Most people who talk about rights today have no idea what the term means, because they’ve bought into the notion that rights are granted by governments. They believe a right is something that is given or created by government, so it can also be limited by government. But since human rights are actually pre-existing, their approach can never match with the approach of those who recognize natural human rights. They’re using the same word we use, but we’re using the same word to mean very different things.

This is why I think the Bill of Rights did more to harm rights (and the understanding of them) than anything else. The Constitution was intended to give government certain narrowly tailored powers and nothing more. (I don’t believe it’s possible to give government any “limited” power, and the monster that grew from this experiment in limited government proves it, as far as I’m concerned.) The people who wrote the document didn’t believe that they needed to list rights, because the Constitution didn’t grant government any powers other than the narrow powers listed. The government was never intended to have the power to violate anybody’s rights.

Since some people insisted that there be a list of rights, the 10 amendments were adopted, but the last two were there to make sure that nobody thought this was an all-inclusive list. But what did people do? They assumed that this was a list of “our rights” and they completely ignored the text of the Ninth and Tenth amendments. It’s hard to be more specific. The people who wrote the Bill of Rights were saying, “Here are some things we’re specifically mentioning that are to be protected, but the rights not mentioned are still retained by the states and the people.”

Courts eventually ignored the Ninth and Tenth amendments. If you assume that the first eight amendments are granting rights, the Ninth and Tenth amendments make no sense. Literally. There would have been no reason for them to exist.
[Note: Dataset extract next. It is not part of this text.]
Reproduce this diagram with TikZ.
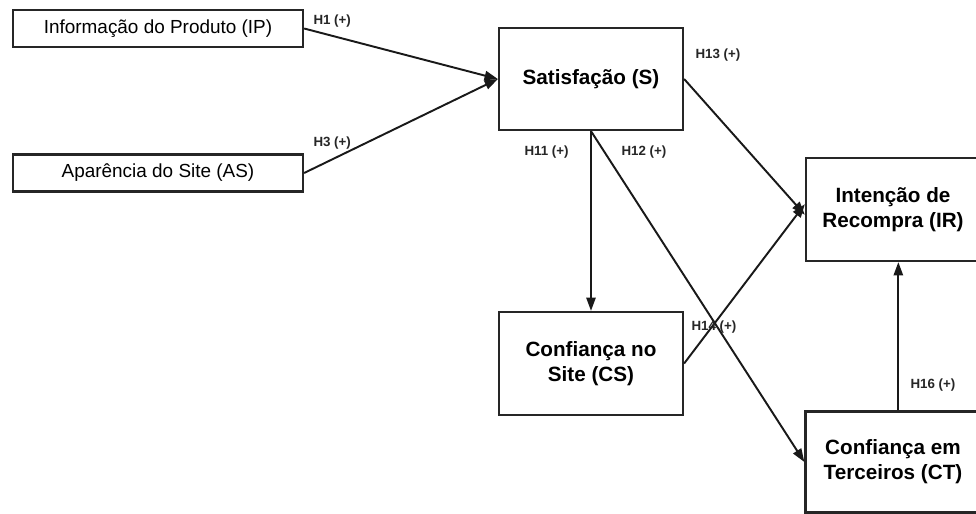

As a result of courts adopting this unhistorical Progressive view, Americans are seen today as having no right unless it’s specifically mentioned in the Constitution, which turns on its head the clear intent of the people who wrote the document. (Ironically, the same Progressives which denied the text of the document found the right to abortion in the text somewhere, so consistency isn’t something they can boast about.)

You have the right to speak freely. You have the right to worship however you’d like. You have the right to own weapons so you can protect yourself from a tyrannical government. You have the right not to be forced to testify against yourself. You have the right to own the fruits of your labor. You have all of these rights because you’re a human being, not because the men who signed some document might or might not have written them down.

The federal government is now debating additional measures to restrict your freedom to own weapons to protect yourself. Because the government is powerful and out of control, it will get its way, whatever it decides. But if legislation is passed to take away your guns — and even if the guns are taken from you — it wouldn’t mean you’ve lost the right to own those weapons. It would merely mean that thugs were violating your rights.

You have rights as a human being that are unalienable. They can’t be taken away from you. No human gave the rights to you. They’re yours just because you’re a human being. You need to understand this and quit believing that government gives rights and takes them away.

Assert your right to own and control your own life. If someone prevents you from controlling your own life — simply because he has the power to use force or threat of force to compel you — realize that you’re living under a tyranny. Don’t make the mistake of believing that anybody has the ability to take your rights away from you.

You own your rights, even if thugs calling themselves “government” prevent you from exercising them at times.